▸ **Exercise inputs**
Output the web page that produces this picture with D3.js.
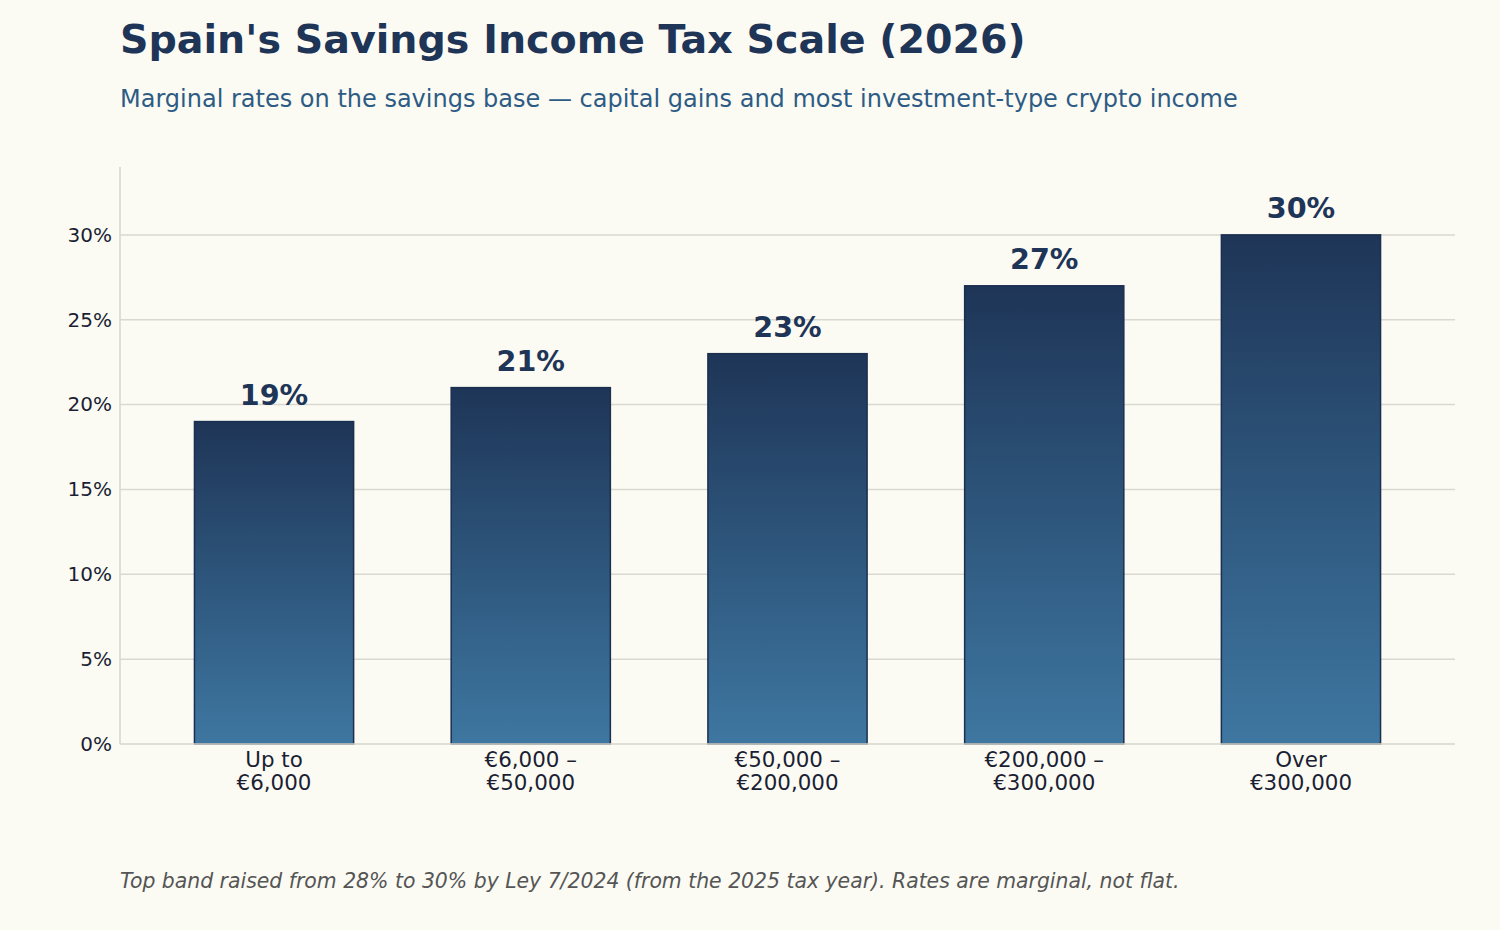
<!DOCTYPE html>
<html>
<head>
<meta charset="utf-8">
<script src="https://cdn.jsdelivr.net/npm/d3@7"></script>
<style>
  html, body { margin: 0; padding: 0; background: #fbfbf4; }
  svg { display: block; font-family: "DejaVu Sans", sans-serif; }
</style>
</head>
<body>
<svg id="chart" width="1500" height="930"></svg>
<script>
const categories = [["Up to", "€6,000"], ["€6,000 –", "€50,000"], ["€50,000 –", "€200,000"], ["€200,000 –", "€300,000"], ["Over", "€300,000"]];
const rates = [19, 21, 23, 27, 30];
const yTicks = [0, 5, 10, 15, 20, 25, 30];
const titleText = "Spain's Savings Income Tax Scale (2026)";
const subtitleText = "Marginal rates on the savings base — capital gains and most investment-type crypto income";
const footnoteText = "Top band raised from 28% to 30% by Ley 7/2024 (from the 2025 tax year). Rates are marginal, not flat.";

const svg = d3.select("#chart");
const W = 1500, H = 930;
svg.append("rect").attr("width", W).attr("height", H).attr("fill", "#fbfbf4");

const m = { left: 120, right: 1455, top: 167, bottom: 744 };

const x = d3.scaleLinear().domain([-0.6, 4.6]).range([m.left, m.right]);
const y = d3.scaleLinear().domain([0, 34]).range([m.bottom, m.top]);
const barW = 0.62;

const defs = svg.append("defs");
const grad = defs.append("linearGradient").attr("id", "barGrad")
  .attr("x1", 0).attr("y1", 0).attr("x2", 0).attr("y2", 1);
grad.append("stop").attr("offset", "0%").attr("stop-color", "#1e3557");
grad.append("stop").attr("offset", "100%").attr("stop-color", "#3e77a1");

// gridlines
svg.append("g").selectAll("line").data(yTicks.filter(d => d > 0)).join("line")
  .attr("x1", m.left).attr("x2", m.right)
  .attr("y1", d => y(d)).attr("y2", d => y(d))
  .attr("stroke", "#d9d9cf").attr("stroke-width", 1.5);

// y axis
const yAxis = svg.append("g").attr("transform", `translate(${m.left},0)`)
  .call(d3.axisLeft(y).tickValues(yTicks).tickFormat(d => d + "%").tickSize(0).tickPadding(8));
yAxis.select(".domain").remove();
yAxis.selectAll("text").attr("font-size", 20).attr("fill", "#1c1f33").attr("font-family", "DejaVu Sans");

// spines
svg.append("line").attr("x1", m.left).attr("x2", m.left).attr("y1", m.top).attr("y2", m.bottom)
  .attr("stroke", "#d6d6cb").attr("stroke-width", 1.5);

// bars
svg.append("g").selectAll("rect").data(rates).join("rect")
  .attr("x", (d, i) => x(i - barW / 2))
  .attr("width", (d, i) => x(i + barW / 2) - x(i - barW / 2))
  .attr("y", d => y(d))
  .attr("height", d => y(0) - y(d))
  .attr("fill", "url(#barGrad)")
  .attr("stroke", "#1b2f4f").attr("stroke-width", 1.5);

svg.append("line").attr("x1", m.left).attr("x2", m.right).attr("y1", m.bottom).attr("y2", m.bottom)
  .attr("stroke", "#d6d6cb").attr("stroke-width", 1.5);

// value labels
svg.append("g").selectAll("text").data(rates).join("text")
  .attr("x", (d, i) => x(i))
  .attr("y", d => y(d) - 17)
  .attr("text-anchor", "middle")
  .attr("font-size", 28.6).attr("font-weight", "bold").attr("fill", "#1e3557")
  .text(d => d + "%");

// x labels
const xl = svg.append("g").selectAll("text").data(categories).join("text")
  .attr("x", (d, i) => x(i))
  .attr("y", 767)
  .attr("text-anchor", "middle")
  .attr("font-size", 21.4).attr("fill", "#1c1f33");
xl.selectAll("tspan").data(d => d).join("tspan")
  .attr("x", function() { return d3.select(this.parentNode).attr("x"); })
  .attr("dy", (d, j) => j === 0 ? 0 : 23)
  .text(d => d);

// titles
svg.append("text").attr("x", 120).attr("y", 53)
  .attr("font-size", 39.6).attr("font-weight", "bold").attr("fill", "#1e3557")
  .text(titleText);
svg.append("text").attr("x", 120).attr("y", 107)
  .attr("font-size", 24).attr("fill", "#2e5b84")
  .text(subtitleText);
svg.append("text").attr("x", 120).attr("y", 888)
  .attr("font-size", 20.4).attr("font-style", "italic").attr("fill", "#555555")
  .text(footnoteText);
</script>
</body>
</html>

--

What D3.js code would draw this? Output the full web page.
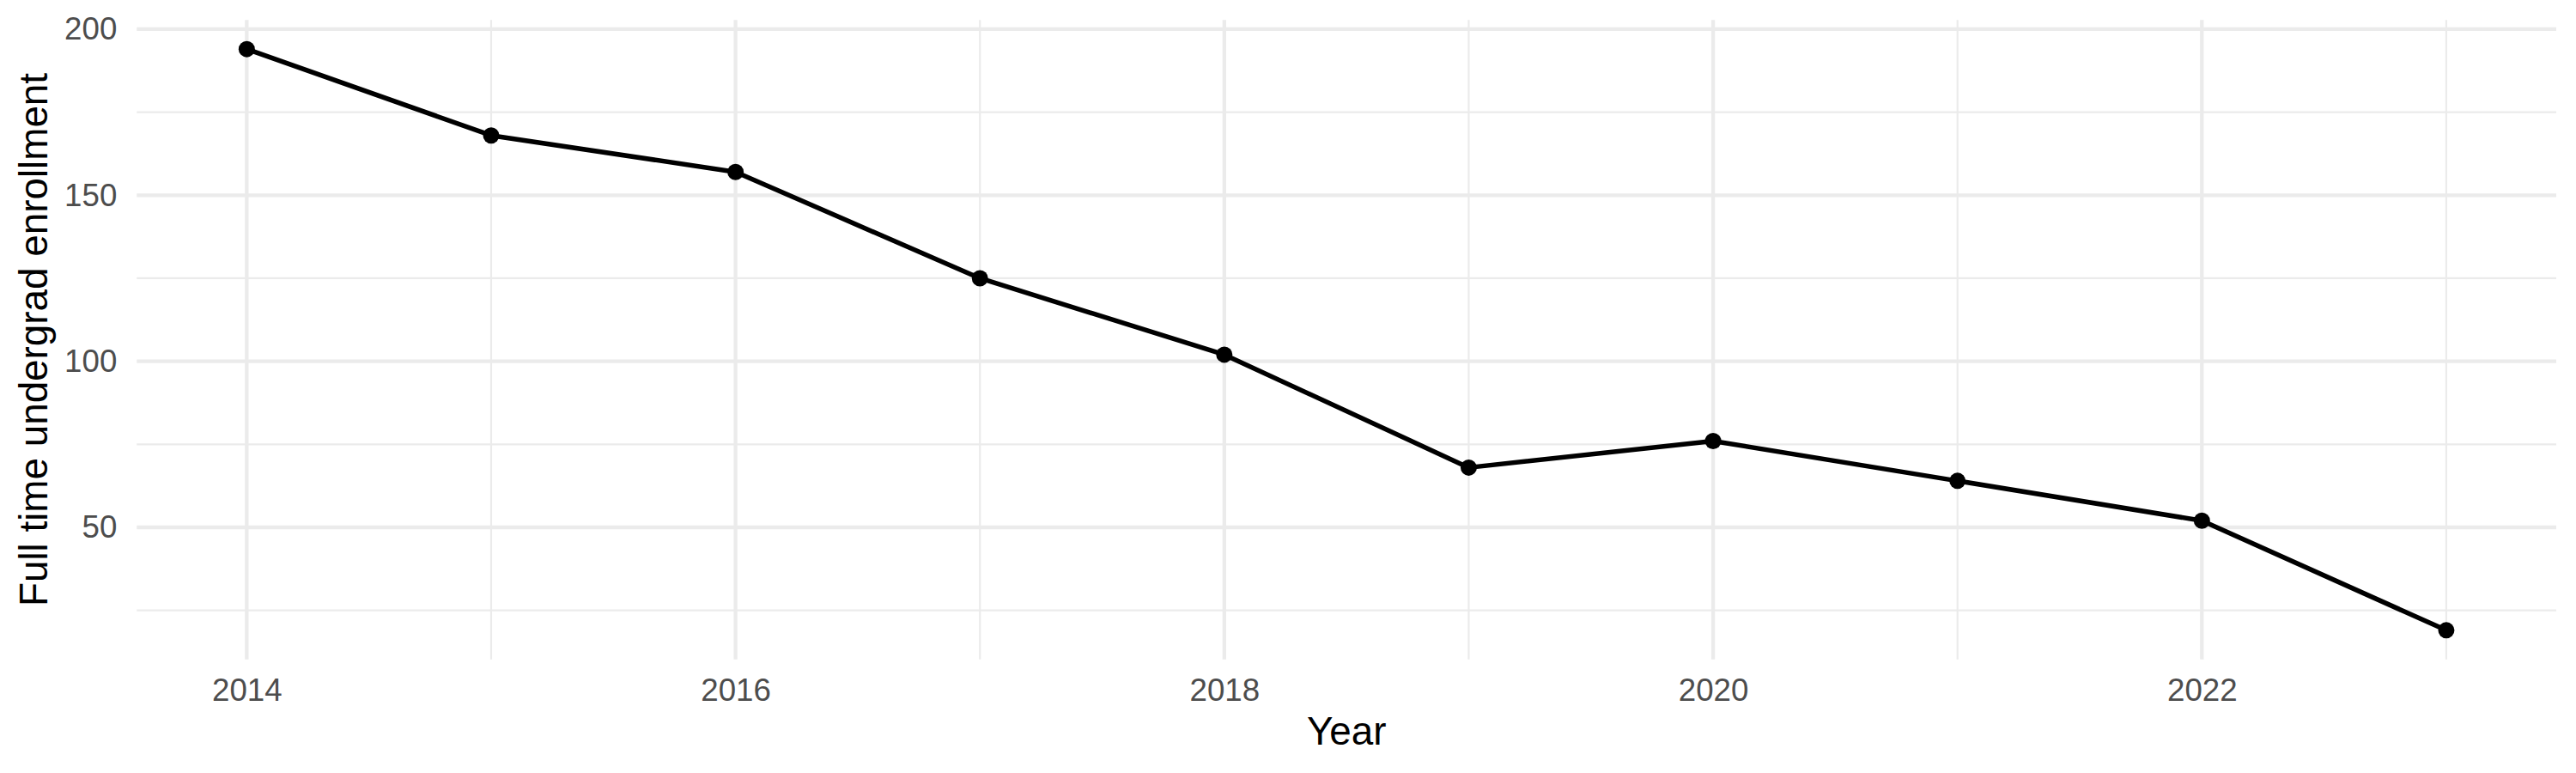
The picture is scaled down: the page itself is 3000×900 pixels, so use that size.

---

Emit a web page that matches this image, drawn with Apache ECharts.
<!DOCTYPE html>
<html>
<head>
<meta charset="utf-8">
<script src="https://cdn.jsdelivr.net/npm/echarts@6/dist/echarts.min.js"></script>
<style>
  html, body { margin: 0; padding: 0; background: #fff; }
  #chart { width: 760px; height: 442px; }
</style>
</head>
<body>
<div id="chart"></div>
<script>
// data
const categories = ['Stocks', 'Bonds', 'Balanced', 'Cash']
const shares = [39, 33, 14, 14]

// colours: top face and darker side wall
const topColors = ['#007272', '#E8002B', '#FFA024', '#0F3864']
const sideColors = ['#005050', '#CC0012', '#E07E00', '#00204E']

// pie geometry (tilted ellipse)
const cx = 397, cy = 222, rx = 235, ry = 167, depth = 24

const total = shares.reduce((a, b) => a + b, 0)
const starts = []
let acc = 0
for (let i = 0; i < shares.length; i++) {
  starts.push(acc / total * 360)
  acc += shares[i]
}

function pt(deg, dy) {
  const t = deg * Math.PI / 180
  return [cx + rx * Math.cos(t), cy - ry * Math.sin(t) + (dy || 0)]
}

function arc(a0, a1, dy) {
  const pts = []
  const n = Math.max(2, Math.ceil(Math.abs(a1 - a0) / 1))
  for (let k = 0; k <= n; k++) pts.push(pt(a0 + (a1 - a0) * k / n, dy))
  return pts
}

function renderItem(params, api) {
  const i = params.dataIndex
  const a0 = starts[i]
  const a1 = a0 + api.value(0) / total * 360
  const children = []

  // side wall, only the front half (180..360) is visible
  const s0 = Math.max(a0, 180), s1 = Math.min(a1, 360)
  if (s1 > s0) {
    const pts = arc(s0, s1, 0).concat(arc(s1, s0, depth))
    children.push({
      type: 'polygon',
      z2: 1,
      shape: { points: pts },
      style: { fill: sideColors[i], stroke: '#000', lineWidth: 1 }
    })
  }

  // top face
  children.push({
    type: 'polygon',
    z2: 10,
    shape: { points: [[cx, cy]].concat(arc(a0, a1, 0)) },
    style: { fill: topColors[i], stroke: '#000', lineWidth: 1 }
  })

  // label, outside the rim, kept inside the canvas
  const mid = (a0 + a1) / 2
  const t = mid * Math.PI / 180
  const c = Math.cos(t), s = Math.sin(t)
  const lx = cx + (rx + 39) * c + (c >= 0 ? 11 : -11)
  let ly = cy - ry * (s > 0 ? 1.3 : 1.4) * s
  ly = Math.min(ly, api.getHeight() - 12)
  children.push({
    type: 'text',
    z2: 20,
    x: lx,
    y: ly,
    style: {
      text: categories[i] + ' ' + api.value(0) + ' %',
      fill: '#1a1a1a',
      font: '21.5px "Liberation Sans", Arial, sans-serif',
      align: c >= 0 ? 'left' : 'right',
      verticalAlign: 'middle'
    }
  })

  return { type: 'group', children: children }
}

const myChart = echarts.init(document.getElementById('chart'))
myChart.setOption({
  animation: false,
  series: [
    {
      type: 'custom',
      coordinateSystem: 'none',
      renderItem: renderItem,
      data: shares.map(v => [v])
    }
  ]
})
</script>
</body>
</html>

▸ **Instructions for the task**
Pictures stay out: repeat exactly only the lines from the one with "What D3.js code" through the one with "The picture is".

▸ **Task answer**
What D3.js code would draw this? Output the full web page.
The picture is scaled down: the page itself is 3000×900 pixels, so use that size.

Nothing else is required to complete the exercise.